It’s safe to say, I think, that I have calmed down somewhat in the past hour. Although considering a recent debate with my guy about the versatility of our potato peeler, it might be a good idea to keep me away from sharp or otherwise bladed objects. You just never know. (Really though, could anyone take a chick serious when she blurts out “Don’t make me peel you, dude!” while brandishing a rather flimsy and dull peeler?)
Anger rarely makes an appearance on my mood spectrum, at least in a form that doesn’t require my guy to play twenty questions to determine that I am, in fact, annoyed, when the immobility of emotion in my face would otherwise suggest an over-Botoxed pageant contestant.
This is why he was likely shocked to receive a lengthy text from me today that was laced with a staggering amount of “fuckos” and “suck its”. My bile definitely wasn’t directed at my guy, though he, being an extremely tolerant man, was nice enough to let me rant like a deranged beaver until my chomping eventually sputtered to a halt.
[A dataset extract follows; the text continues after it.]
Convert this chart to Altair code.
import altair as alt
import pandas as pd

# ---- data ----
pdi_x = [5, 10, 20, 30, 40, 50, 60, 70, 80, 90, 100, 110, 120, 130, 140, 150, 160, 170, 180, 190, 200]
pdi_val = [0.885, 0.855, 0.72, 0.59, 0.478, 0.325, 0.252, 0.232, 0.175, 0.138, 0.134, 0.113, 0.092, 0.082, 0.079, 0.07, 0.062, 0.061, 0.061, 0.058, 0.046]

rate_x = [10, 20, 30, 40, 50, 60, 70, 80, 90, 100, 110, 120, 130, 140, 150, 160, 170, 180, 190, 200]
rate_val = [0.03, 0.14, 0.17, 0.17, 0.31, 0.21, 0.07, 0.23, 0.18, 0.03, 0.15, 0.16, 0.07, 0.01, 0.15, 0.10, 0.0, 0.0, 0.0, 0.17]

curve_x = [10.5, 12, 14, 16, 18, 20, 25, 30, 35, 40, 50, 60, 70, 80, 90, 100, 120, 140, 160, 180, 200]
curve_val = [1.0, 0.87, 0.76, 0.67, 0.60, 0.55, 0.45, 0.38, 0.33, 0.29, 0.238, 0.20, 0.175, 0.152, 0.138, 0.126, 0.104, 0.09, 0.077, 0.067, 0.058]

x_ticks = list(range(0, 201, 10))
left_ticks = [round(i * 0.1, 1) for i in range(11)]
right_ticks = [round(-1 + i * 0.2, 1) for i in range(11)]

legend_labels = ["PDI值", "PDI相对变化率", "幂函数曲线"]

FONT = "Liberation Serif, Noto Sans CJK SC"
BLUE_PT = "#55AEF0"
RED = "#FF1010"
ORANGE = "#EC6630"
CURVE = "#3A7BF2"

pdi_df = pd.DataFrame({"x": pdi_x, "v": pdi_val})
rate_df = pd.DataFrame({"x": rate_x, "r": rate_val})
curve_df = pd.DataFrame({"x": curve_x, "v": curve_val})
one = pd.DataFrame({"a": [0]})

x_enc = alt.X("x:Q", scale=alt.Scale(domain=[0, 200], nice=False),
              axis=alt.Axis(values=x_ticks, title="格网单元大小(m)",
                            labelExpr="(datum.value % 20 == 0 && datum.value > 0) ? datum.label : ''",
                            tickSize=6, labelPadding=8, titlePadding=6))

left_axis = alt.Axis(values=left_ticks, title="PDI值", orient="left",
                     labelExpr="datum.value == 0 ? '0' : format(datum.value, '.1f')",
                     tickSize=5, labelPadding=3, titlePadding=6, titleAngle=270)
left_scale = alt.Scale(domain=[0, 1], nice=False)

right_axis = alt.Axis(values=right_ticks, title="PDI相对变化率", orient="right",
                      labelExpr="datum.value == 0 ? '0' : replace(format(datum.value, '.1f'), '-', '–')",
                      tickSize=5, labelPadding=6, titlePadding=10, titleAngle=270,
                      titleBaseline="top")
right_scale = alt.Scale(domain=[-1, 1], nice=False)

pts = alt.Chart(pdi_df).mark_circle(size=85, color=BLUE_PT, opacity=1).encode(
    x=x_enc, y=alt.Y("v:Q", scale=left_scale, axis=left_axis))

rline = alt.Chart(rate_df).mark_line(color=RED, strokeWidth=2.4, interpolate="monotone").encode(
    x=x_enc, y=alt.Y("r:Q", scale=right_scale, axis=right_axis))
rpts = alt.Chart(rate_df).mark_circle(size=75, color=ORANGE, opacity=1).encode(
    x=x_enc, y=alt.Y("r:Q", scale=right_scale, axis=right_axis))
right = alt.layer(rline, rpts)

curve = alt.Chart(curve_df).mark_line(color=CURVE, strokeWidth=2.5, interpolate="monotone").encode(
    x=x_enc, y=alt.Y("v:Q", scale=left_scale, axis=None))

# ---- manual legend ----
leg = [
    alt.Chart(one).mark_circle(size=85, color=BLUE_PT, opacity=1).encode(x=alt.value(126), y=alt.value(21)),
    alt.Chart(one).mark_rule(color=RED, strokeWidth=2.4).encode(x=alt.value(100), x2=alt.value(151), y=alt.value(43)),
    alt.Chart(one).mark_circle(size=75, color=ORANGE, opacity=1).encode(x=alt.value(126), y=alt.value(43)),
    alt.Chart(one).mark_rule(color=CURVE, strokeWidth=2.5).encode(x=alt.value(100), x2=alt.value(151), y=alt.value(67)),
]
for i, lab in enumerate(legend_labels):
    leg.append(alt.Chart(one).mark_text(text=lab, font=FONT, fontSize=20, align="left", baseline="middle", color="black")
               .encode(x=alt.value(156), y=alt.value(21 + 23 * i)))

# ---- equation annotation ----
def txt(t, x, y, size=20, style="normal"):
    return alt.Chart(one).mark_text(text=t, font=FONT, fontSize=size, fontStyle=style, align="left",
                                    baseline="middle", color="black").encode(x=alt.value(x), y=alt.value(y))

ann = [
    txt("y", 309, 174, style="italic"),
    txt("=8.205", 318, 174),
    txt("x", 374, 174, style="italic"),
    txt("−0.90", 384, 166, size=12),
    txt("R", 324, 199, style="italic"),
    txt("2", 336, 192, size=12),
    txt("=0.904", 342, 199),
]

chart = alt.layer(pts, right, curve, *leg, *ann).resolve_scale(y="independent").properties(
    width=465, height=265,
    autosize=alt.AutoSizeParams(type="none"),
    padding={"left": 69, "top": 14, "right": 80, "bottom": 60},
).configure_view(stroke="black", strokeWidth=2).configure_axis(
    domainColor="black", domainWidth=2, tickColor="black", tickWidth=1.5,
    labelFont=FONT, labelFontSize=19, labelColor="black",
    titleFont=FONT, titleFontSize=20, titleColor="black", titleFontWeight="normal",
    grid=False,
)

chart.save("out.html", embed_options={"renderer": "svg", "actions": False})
He’s even graciously offered to make a few phone calls as my “representation” to resolve my issue, which is a relief, one, because I’m too aggravated to make much sense to anyone and two, his skills in problem solving are so acute he’ll likely have the offending company renamed in my honor by the end of the week. Reason #9,278,875,102 Why I Love My Guy.
Anger definitely does not suit me. When it rears, I do my best to shove it aside, but it sits on my face like a wet cat, wretched and stinking and unpredictable at best. And despite the potential issue resolution in my future, I still froth and revel in my misanthropy, letting the otherwise mundane and ridiculous take new and angry life in my head.
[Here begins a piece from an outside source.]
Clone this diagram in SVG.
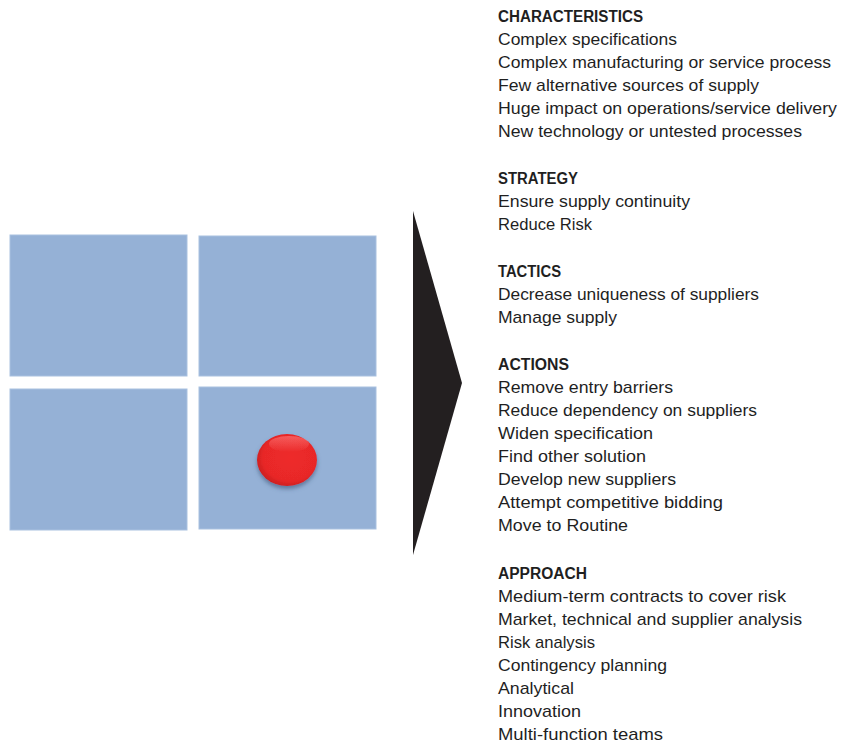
<svg xmlns="http://www.w3.org/2000/svg" width="842" height="747" viewBox="0 0 842 747">
<defs>
<style>
.q{fill:#95b1d6;stroke:#a9c1e0;stroke-width:1}
.t{font-family:"Liberation Sans",Arial,sans-serif;font-size:17px;fill:#1f1f1f}
.h{font-weight:bold;font-size:16px}
</style>
<radialGradient id="rg" cx="0.55" cy="0.45" r="0.6">
<stop offset="0" stop-color="#ee2a2a"/>
<stop offset="0.75" stop-color="#e82828"/>
<stop offset="1" stop-color="#c41c1c"/>
</radialGradient>
<linearGradient id="hl" x1="0" y1="0" x2="0" y2="1">
<stop offset="0" stop-color="#ff8080" stop-opacity="0.6"/>
<stop offset="1" stop-color="#ff8080" stop-opacity="0"/>
</linearGradient>
<filter id="sh" x="-30%" y="-30%" width="160%" height="170%">
<feDropShadow dx="0" dy="3" stdDeviation="2" flood-color="#3a5275" flood-opacity="0.6"/>
</filter>
</defs>
<rect width="842" height="747" fill="#ffffff"/>
<g id="matrix">
<rect id="q-tl" class="q" x="10" y="235" width="177" height="141"/>
<rect id="q-tr" class="q" x="199" y="236" width="177" height="140"/>
<rect id="q-bl" class="q" x="10" y="389" width="177" height="141"/>
<rect id="q-br" class="q" x="199" y="387" width="177" height="142"/>
</g>
<g id="marker-dot">
<ellipse cx="287" cy="460" rx="30" ry="26" fill="url(#rg)" filter="url(#sh)"/>
<ellipse cx="289" cy="444" rx="20" ry="8" fill="url(#hl)"/>
</g>
<g id="connectors">
<polygon id="arrow" points="413,211 462,383 413,555" fill="#231f20"/>
</g>
<g id="text" class="t">
<text x="498" y="22" class="h" textLength="145" lengthAdjust="spacingAndGlyphs">CHARACTERISTICS</text>
<text x="498" y="45" textLength="179" lengthAdjust="spacingAndGlyphs">Complex specifications</text>
<text x="498" y="68" textLength="333" lengthAdjust="spacingAndGlyphs">Complex manufacturing or service process</text>
<text x="498" y="91" textLength="261" lengthAdjust="spacingAndGlyphs">Few alternative sources of supply</text>
<text x="498" y="114" textLength="339" lengthAdjust="spacingAndGlyphs">Huge impact on operations/service delivery</text>
<text x="498" y="137" textLength="304" lengthAdjust="spacingAndGlyphs">New technology or untested processes</text>

<text x="498" y="184" class="h" textLength="80" lengthAdjust="spacingAndGlyphs">STRATEGY</text>
<text x="498" y="207" textLength="192" lengthAdjust="spacingAndGlyphs">Ensure supply continuity</text>
<text x="498" y="230" textLength="94" lengthAdjust="spacingAndGlyphs">Reduce Risk</text>

<text x="498" y="277" class="h" textLength="63" lengthAdjust="spacingAndGlyphs">TACTICS</text>
<text x="498" y="300" textLength="261" lengthAdjust="spacingAndGlyphs">Decrease uniqueness of suppliers</text>
<text x="498" y="323" textLength="119" lengthAdjust="spacingAndGlyphs">Manage supply</text>

<text x="498" y="370" class="h" textLength="71" lengthAdjust="spacingAndGlyphs">ACTIONS</text>
<text x="498" y="393" textLength="175" lengthAdjust="spacingAndGlyphs">Remove entry barriers</text>
<text x="498" y="416" textLength="259" lengthAdjust="spacingAndGlyphs">Reduce dependency on suppliers</text>
<text x="498" y="439" textLength="155" lengthAdjust="spacingAndGlyphs">Widen specification</text>
<text x="498" y="462" textLength="148" lengthAdjust="spacingAndGlyphs">Find other solution</text>
<text x="498" y="485" textLength="178" lengthAdjust="spacingAndGlyphs">Develop new suppliers</text>
<text x="498" y="508" textLength="225" lengthAdjust="spacingAndGlyphs">Attempt competitive bidding</text>
<text x="498" y="531" textLength="130" lengthAdjust="spacingAndGlyphs">Move to Routine</text>

<text x="498" y="579" class="h" textLength="89" lengthAdjust="spacingAndGlyphs">APPROACH</text>
<text x="498" y="602" textLength="288" lengthAdjust="spacingAndGlyphs">Medium-term contracts to cover risk</text>
<text x="498" y="625" textLength="304" lengthAdjust="spacingAndGlyphs">Market, technical and supplier analysis</text>
<text x="498" y="648" textLength="97" lengthAdjust="spacingAndGlyphs">Risk analysis</text>
<text x="498" y="671" textLength="169" lengthAdjust="spacingAndGlyphs">Contingency planning</text>
<text x="498" y="694" textLength="76" lengthAdjust="spacingAndGlyphs">Analytical</text>
<text x="498" y="717" textLength="83" lengthAdjust="spacingAndGlyphs">Innovation</text>
<text x="498" y="740" textLength="165" lengthAdjust="spacingAndGlyphs">Multi-function teams</text>
</g>
</svg>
I admit, considering my current mood, I should have known better than to use the bathroom in my current location. It’s a horrid place, roughly the size of two upright coffins, and meant to accommodate the needs of approximately 30 women.
There’s barely enough room for my misogyny, but I make the appropriate adjustments. I’m considerate like that. The same consideration is hardly paid by anyone else, a shocking testament to the general cleanliness of the bathroom users in that particular vicinity.
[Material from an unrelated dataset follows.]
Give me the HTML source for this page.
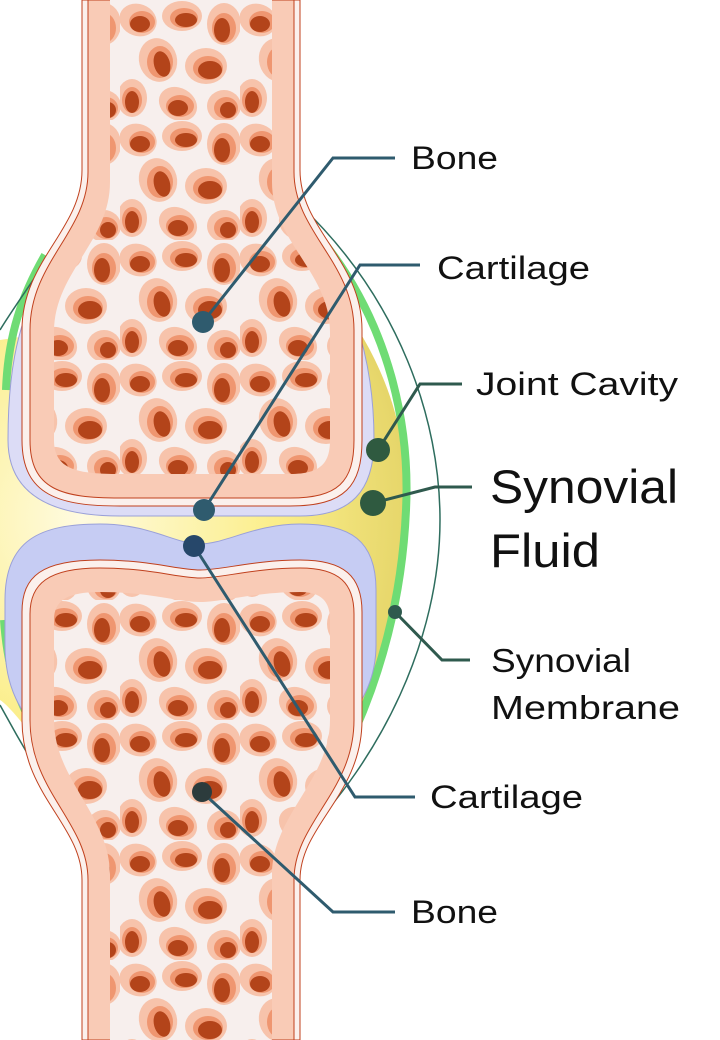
<!DOCTYPE html>
<html><head><meta charset="utf-8"><style>
html,body{margin:0;padding:0;background:#fff;width:720px;height:1040px;overflow:hidden}
text{font-family:"Liberation Sans",sans-serif;fill:#111}
</style></head><body>
<svg width="720" height="1040" viewBox="0 0 720 1040" xmlns="http://www.w3.org/2000/svg">
<defs>
<pattern id="sp" width="120" height="120" patternUnits="userSpaceOnUse">
<rect width="120" height="120" fill="#f7efed"/>
<g fill="#f7c3ab">
<ellipse cx="18" cy="20" rx="19" ry="16" transform="rotate(20 18 20)"/>
<ellipse cx="62" cy="16" rx="20" ry="15"/>
<ellipse cx="104" cy="24" rx="17" ry="21"/>
<ellipse cx="38" cy="60" rx="19" ry="22" transform="rotate(-15 38 60)"/>
<ellipse cx="86" cy="66" rx="21" ry="18"/>
<ellipse cx="12" cy="98" rx="15" ry="19"/>
<ellipse cx="58" cy="104" rx="20" ry="16" transform="rotate(30 58 104)"/>
<ellipse cx="104" cy="106" rx="17" ry="16"/>
</g>
<g fill="#ef9670">
<ellipse cx="22" cy="22" rx="13" ry="11"/>
<ellipse cx="64" cy="18" rx="14" ry="10"/>
<ellipse cx="104" cy="28" rx="12" ry="15"/>
<ellipse cx="40" cy="62" rx="13" ry="16"/>
<ellipse cx="88" cy="68" rx="15" ry="12"/>
<ellipse cx="12" cy="100" rx="10" ry="13"/>
<ellipse cx="60" cy="106" rx="14" ry="11"/>
<ellipse cx="106" cy="108" rx="12" ry="11"/>
</g>
<g fill="#b3441a">
<ellipse cx="20" cy="24" rx="10" ry="8"/>
<ellipse cx="66" cy="20" rx="11" ry="7"/>
<ellipse cx="102" cy="30" rx="8" ry="12"/>
<ellipse cx="42" cy="64" rx="8" ry="13" transform="rotate(-15 42 64)"/>
<ellipse cx="90" cy="70" rx="12" ry="9"/>
<ellipse cx="12" cy="102" rx="7" ry="11"/>
<ellipse cx="58" cy="108" rx="10" ry="8"/>
<ellipse cx="108" cy="110" rx="8" ry="8"/>
</g>
</pattern>
<radialGradient id="yl" cx="0.2" cy="0.5" r="0.8"><stop offset="0" stop-color="#fffbe0"/><stop offset="0.6" stop-color="#fbee8a"/><stop offset="1" stop-color="#e6d66a"/></radialGradient>
</defs>
<path d="M0,340 L330,290 C395,370 410,450 406,520 C402,600 380,680 340,745 L40,745 C20,720 8,705 0,700 Z" fill="url(#yl)"/>
<path d="M318,235 C392,325 410,430 406,510 C402,600 380,680 345,752" fill="none" stroke="#6fdc74" stroke-width="8"/>
<path d="M45,255 C22,295 8,335 6,390" fill="none" stroke="#6fdc74" stroke-width="8"/>
<path d="M4,620 C8,680 25,720 50,750" fill="none" stroke="#6fdc74" stroke-width="8"/>
<g fill="none" stroke="#2e6d5e" stroke-width="1.5">
<path d="M300,205 C400,300 440,420 440,520 C440,640 380,760 300,840"/>
<path d="M75,215 C45,265 15,305 0,330"/>
<path d="M0,705 C30,760 55,800 80,840"/>
</g>
<path d="M40,280 C15,330 8,380 8,440 C8,500 60,516 120,516 L300,516 C350,516 374,492 374,440 C374,380 362,320 330,265 Z" fill="#dcdcf6" stroke="#9aa0d8" stroke-width="1"/>
<path d="M82,0 L82,170 C82,230 22,260 22,330 L22,440 C22,496 60,506 120,506 L290,506 C345,506 362,486 362,440 L362,330 C362,260 300,230 300,170 L300,0 Z" fill="#fbf0ec" stroke="#c0401d" stroke-width="1"/>
<path d="M88,0 L88,172 C88,232 30,262 30,330 L30,440 C30,490 62,498 120,498 L290,498 C338,498 354,482 354,440 L354,330 C354,262 294,232 294,172 L294,0 Z" fill="#f9cbb6" stroke="#c0401d" stroke-width="1"/>
<path d="M110,0 L110,182 C110,242 54,272 54,332 L54,440 C54,470 78,474 120,474 L290,474 C322,474 330,462 330,440 L330,332 C330,272 272,242 272,182 L272,0 Z" fill="url(#sp)"/>
<path d="M5,600 C5,540 40,524 100,524 C150,524 175,544 200,544 C225,544 255,524 300,524 C350,524 376,540 376,590 L376,645 C376,690 352,712 340,735 L40,735 C22,712 5,690 5,645 Z" fill="#c6ccf3" stroke="#9aa0d8" stroke-width="1"/>
<path d="M22,612 C22,576 42,560 100,560 C150,560 178,570 200,570 C222,570 255,560 300,560 C344,560 362,576 362,612 L362,720 C362,795 300,825 300,880 L300,1040 L82,1040 L82,880 C82,825 22,795 22,720 Z" fill="#fbf0ec" stroke="#c0401d" stroke-width="1"/>
<path d="M30,614 C30,584 48,568 100,568 C150,568 178,578 200,578 C222,578 255,568 300,568 C340,568 354,584 354,614 L354,720 C354,792 294,822 294,880 L294,1040 L88,1040 L88,880 C88,822 30,792 30,720 Z" fill="#f9cbb6" stroke="#c0401d" stroke-width="1"/>
<path d="M54,620 C54,600 68,592 100,592 C150,592 178,602 200,602 C222,602 255,592 300,592 C322,592 330,602 330,620 L330,720 C330,780 272,815 272,875 L272,1040 L110,1040 L110,875 C110,815 54,780 54,720 Z" fill="url(#sp)"/>
<g fill="none" stroke="#2f5b6e" stroke-width="3">
<polyline points="203,322 333,158 395,158"/>
<polyline points="204,510 360,265 420,265"/>
<polyline points="194,546 355,797 415,797"/>
<polyline points="202,792 333,912 395,912"/>
</g>
<g fill="none" stroke="#2f5a4e" stroke-width="3">
<polyline points="378,450 420,384 462,384"/>
<polyline points="373,503 435,487 472,487"/>
<polyline points="395,612 442,660 470,660"/>
</g>
<circle cx="203" cy="322" r="11" fill="#2f5b6e"/>
<circle cx="204" cy="510" r="11" fill="#2f5b6e"/>
<circle cx="194" cy="546" r="11" fill="#26476a"/>
<circle cx="202" cy="792" r="10" fill="#2c3b3c"/>
<circle cx="378" cy="450" r="12" fill="#2f5a40"/>
<circle cx="373" cy="503" r="13" fill="#2f5a40"/>
<circle cx="395" cy="612" r="7" fill="#2f5a4e"/>
<text x="411" y="169" font-size="32" textLength="87" lengthAdjust="spacingAndGlyphs">Bone</text>
<text x="437" y="279" font-size="32" textLength="153" lengthAdjust="spacingAndGlyphs">Cartilage</text>
<text x="476" y="395" font-size="32" textLength="202" lengthAdjust="spacingAndGlyphs">Joint Cavity</text>
<text x="490" y="503" font-size="47" textLength="188" lengthAdjust="spacingAndGlyphs">Synovial</text>
<text x="490" y="567" font-size="47" textLength="110" lengthAdjust="spacingAndGlyphs">Fluid</text>
<text x="491" y="672" font-size="33" textLength="140" lengthAdjust="spacingAndGlyphs">Synovial</text>
<text x="491" y="719" font-size="33" textLength="189" lengthAdjust="spacingAndGlyphs">Membrane</text>
<text x="430" y="808" font-size="32" textLength="153" lengthAdjust="spacingAndGlyphs">Cartilage</text>
<text x="411" y="923" font-size="32" textLength="87" lengthAdjust="spacingAndGlyphs">Bone</text>
</svg>
</body></html>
But really, what should I care? It’s a bathroom only, not a lounge or a fainting room. It’s not even a place to do much else than can be done behind a closed stall door, though plenty seem to find it suitable for lunch container rinsing (I once witnessed a woman attempt to crush a half-eaten burrito down the drain), tooth brushing, zit popping, and the occasional session with a curling iron.
While it is mildly annoying to squeeze between makeup bags and salad bowls to use the one sink for hand washing, I do it quietly because I realize that where there is a mirror, sink, and door, there will also be women considering it some sort of private sanctuary impervious to the laws of common courtesy.
Things like changing the roll of toilet paper in the dispenser become far less important than removing an errant hair from one’s chin. And that’s fine, really, except when I’m in the stall next to your preening, and you are oblivious to my requests for help.
In the defense of whomever was in the stall before me, a roll of toilet paper had been placed in the dispenser. This in itself was something of a shocker; most often the single roll dispenser is left empty, and the roll of toilet paper is perched precariously on the back of the toilet to collect whatever splashes out during a flush.
My practice has been to carry my own tissue in with me; but my mood today left me forgetful, and I was forced to test the Bathroom Fates. I thought I lucked out upon seeing the roll in place, and eagerly pulled my single ply, stiff-enough-to-write-this-blog-on “tissue” from the roll.
Perhaps I pulled with too much force, or perhaps the nitwit who put the roll in place ahead of me didn’t actually put the holder in its slots, but instead rested the roll on the base of the dispenser. In either case, the result was my pulling the entire roll of toilet paper out of the dispenser, dropping it to the floor, and watching it roll right under and out of the stall to the sink area.
“Um, a little help here?” I meekly called out. I figured the woman at the sink would surely have heard the sound of the metal dispenser tube hitting the tile floor, or at least felt the roll of paper hitting her foot.
It’s possible, of course, that there was a def and blind mute with an artificial leg outside my stall, in which case, I do apologize for all the things rotten things I am thinking right now. Obviously, she’d have no way of knowing about my incident, and I actually would have put her at risk with my carelessness. Lord knows no one wants to trip over an errant roll of toilet paper.
But if that is not the case, and if this particular woman in question actually stepped OVER the roll of paper to exit the bathroom and deliberately leave me stranded and dripping, then you deserve every one of the fire ants that I wish would infest your closet.
Were my mood better, and had I not earlier been forced to deal with an unrelated company whose levels of incompetency make a box of hair look smart, then perhaps I’d be able to laugh the incident off.
As it is though, today is not the day to get in my way, and I remain volatile, angry, and oddly amazed things that can be purchased online. Just how many fire ants are in a pound, anyway?